Sunday, October 11, 2009

Mo Rocca on The Future of Traffic

This post and the previous are from the journal project for the Community-Based Planning Seminar most of my Studio colleagues are also taking. I am sharing them here because a blog is no good if it is not updated regularly and I thought my classmates might be interested. I just watched a piece by Mo Rocca on CBS News Sunday Morning about the Future of Traffic. The piece isn't online yet, but here is a link to Mo Rocca's "Tomorrow Show" where it will be posted eventually.

Mo Rocca rides around in cars and talks to an old guy (I didn't catch who he was) about paying attention while driving. The old guy says that road signs are actually distracting. Reading a sign that warns of children playing might cause you not to notice the actual children playing. Drivers rely too much on signs, he says, to the degree that they feel they don’t need to be alert to other visual cues and they pay less attention to what is happening in the street. This leads to Mo Rocca’s introduction of the “Naked Streets” campaign that is taking hold in Europe. He travels to Holland and records a piece about a four-way intersection where the stoplight was removed and a roundabout installed with no signs.
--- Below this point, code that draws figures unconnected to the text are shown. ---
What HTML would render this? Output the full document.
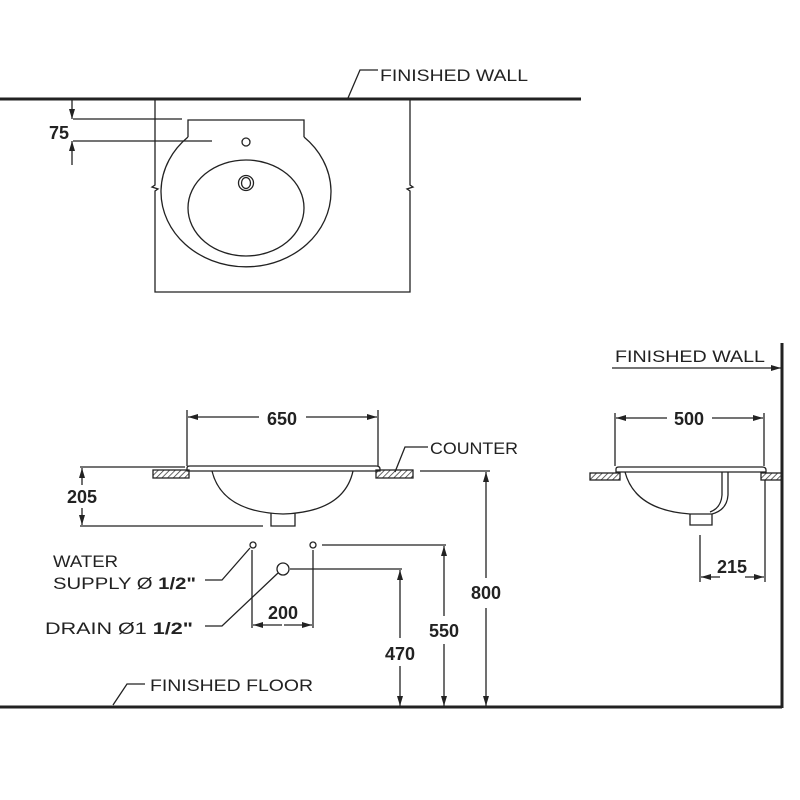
<!DOCTYPE html>
<html><head><style>body{margin:0;background:#fff}svg{display:block}</style></head><body>
<svg width="800" height="800" viewBox="0 0 800 800" xmlns="http://www.w3.org/2000/svg" font-family="Liberation Sans, sans-serif">
<defs>
<pattern id="h" width="4" height="4" patternUnits="userSpaceOnUse" patternTransform="rotate(45)"><line x1="0" y1="0" x2="0" y2="4" stroke="#333" stroke-width="1.5"/></pattern>
<marker id="a" viewBox="0 0 10 6" refX="10" refY="3" markerWidth="10" markerHeight="6" orient="auto-start-reverse" markerUnits="userSpaceOnUse"><path d="M0,0L10,3L0,6z" fill="#222"/></marker>
</defs>
<g stroke="#222" fill="none" stroke-width="1.3">
<line x1="0" y1="99" x2="581" y2="99" stroke-width="3"/>
<path d="M155,99V185l-3,2 6,2-3,2V292H410V191l-3-2 6-2-3-2V99"/>
<path d="M188,137V120H304V137"/>
<path d="M188,137A85,75 0 1 0 304,137"/>
<ellipse cx="246" cy="208" rx="58" ry="48"/>
<circle cx="246" cy="183" r="7.5"/><ellipse cx="246" cy="183" rx="4.5" ry="5.5"/>
<circle cx="246" cy="142" r="4"/>
<line x1="73" y1="119" x2="182" y2="119"/><line x1="73" y1="141" x2="212" y2="141"/>
<line x1="72" y1="99" x2="72" y2="119" marker-end="url(#a)"/>
<line x1="72" y1="165" x2="72" y2="141" marker-end="url(#a)"/>
<path d="M348,98L360,70H378"/>
<rect x="153" y="470" width="36" height="8" fill="url(#h)"/>
<rect x="376" y="470" width="37" height="8" fill="url(#h)"/>
<path d="M187,471V468Q187,466 190,466H376Q380,466 380,469V471Z"/>
<path d="M212,471Q222,512 283,514Q344,512 353,471"/>
<path d="M271,513V526H295V513"/>
<line x1="187" y1="410" x2="187" y2="466"/><line x1="378" y1="410" x2="378" y2="466"/>
<line x1="259" y1="417" x2="188" y2="417" marker-end="url(#a)"/><line x1="306" y1="417" x2="377" y2="417" marker-end="url(#a)"/>
<line x1="80" y1="467" x2="185" y2="467"/><line x1="80" y1="526" x2="263" y2="526"/>
<line x1="82" y1="485" x2="82" y2="468" marker-end="url(#a)"/><line x1="82" y1="508" x2="82" y2="525" marker-end="url(#a)"/>
<path d="M395,472L405,447H428"/>
<line x1="420" y1="471" x2="490" y2="471"/>
<line x1="486" y1="578" x2="486" y2="472" marker-end="url(#a)"/><line x1="486" y1="608" x2="486" y2="706" marker-end="url(#a)"/>
<circle cx="253" cy="545" r="3"/><circle cx="313" cy="545" r="3"/><circle cx="283" cy="569" r="6"/>
<line x1="322" y1="545" x2="446" y2="545"/>
<line x1="444" y1="616" x2="444" y2="546" marker-end="url(#a)"/><line x1="444" y1="644" x2="444" y2="706" marker-end="url(#a)"/>
<line x1="290" y1="569" x2="402" y2="569"/>
<line x1="400" y1="638" x2="400" y2="570" marker-end="url(#a)"/><line x1="400" y1="666" x2="400" y2="706" marker-end="url(#a)"/>
<line x1="252" y1="550" x2="252" y2="628"/><line x1="313" y1="550" x2="313" y2="628"/>
<line x1="282" y1="625" x2="253" y2="625" marker-end="url(#a)"/><line x1="284" y1="625" x2="312" y2="625" marker-end="url(#a)"/>
<path d="M205,580H222L250,548"/>
<path d="M205,626H222L278,573"/>
<line x1="0" y1="707" x2="782" y2="707" stroke-width="3"/>
<path d="M113,705L127,684H145"/>
<line x1="782" y1="343" x2="782" y2="708" stroke-width="3"/>
<line x1="612" y1="368" x2="781" y2="368" marker-end="url(#a)"/>
<line x1="615" y1="413" x2="615" y2="466"/><line x1="764" y1="413" x2="764" y2="466"/>
<line x1="667" y1="418" x2="616" y2="418" marker-end="url(#a)"/><line x1="712" y1="418" x2="763" y2="418" marker-end="url(#a)"/>
<rect x="590" y="473" width="30" height="7" fill="url(#h)"/>
<rect x="761" y="473" width="21" height="7" fill="url(#h)"/>
<path d="M616,472V469Q616,467 619,467H762Q766,467 766,470V472Z"/>
<path d="M625,472Q635,510 690,514H712Q727,510 728,495V472"/>
<path d="M722,472V495Q721,508 710,512"/>
<path d="M690,514V525H712V514"/>
<line x1="700" y1="535" x2="700" y2="582"/><line x1="765" y1="480" x2="765" y2="582"/>
<line x1="720" y1="577" x2="701" y2="577" marker-end="url(#a)"/><line x1="745" y1="577" x2="764" y2="577" marker-end="url(#a)"/>
</g>
<g fill="#222" font-size="17">
<text x="380" y="81" textLength="148" lengthAdjust="spacingAndGlyphs">FINISHED  WALL</text>
<text x="430" y="454" textLength="88" lengthAdjust="spacingAndGlyphs">COUNTER</text>
<text x="53" y="567" textLength="65" lengthAdjust="spacingAndGlyphs">WATER</text>
<text x="53" y="589" textLength="143" lengthAdjust="spacingAndGlyphs">SUPPLY Ø <tspan font-weight="bold">1/2"</tspan></text>
<text x="45" y="634" textLength="148" lengthAdjust="spacingAndGlyphs">DRAIN Ø1 <tspan font-weight="bold">1/2"</tspan></text>
<text x="150" y="691" textLength="163" lengthAdjust="spacingAndGlyphs">FINISHED  FLOOR</text>
<text x="615" y="362" textLength="150" lengthAdjust="spacingAndGlyphs">FINISHED  WALL</text>
</g>
<g fill="#222" font-size="18" font-weight="bold" text-anchor="middle">
<text x="59" y="139">75</text>
<text x="282" y="425">650</text>
<text x="82" y="503">205</text>
<text x="486" y="599">800</text>
<text x="444" y="637">550</text>
<text x="400" y="660">470</text>
<text x="283" y="619">200</text>
<text x="689" y="425">500</text>
<text x="732" y="573">215</text>
</g>
</svg>
</body></html>
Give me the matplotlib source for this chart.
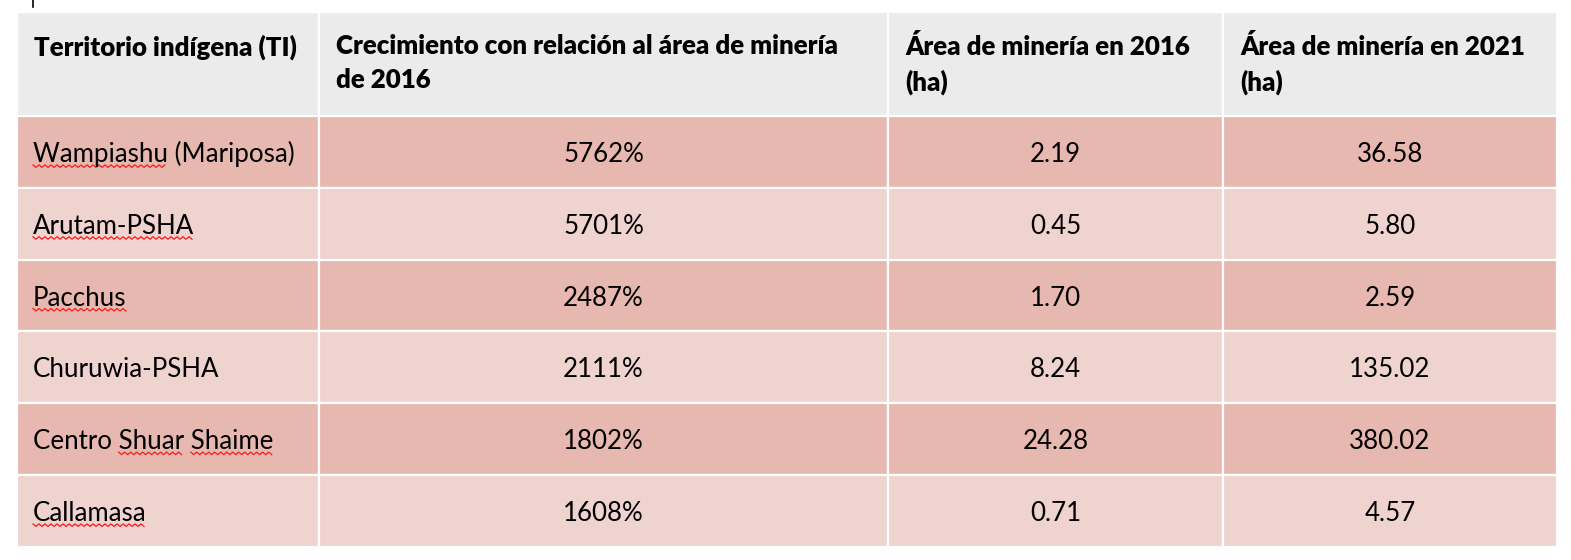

The mayor of the city explains that the problem with traffic lights is that they make everybody feel safe, but one driver running a red light can cause a deadly accident. The roundabout forces drivers to use visual cues from their surroundings and to communicate with each other. There are even bike lanes (designated by alternate paving surface and color) that wind through the roundabout. Mo Rocca rides his bike through the intersection on the bike lane and a car yields to him and he calls out “thank you!” in Dutch. The mayor says that when the intersection had a stoplight there were four accidents a year (or was it four fatalaties? I don’t recall). Since the removal of lights and the installation of the roundabout there have been none.

Could Americans, who are notorious for texting, shaving, eating breakfast and surfing the web while driving, ever be able to design and use such a system? Mo Rocca then goes back to the states to report on the development of cars that drive themselves using remote sensing technology. One of the designers of one of the cars says that this kind of automation is working well for the airline industry and is the future of driving in America. It was pretty scary. Exactly the wrong solution to the problem, instead of trying to get people more engaged with the street, with what is going on around them, these designers want to turn to technology to allow people to become even further removed from their physical surroundings. So that they can concentrate on what? I wonder.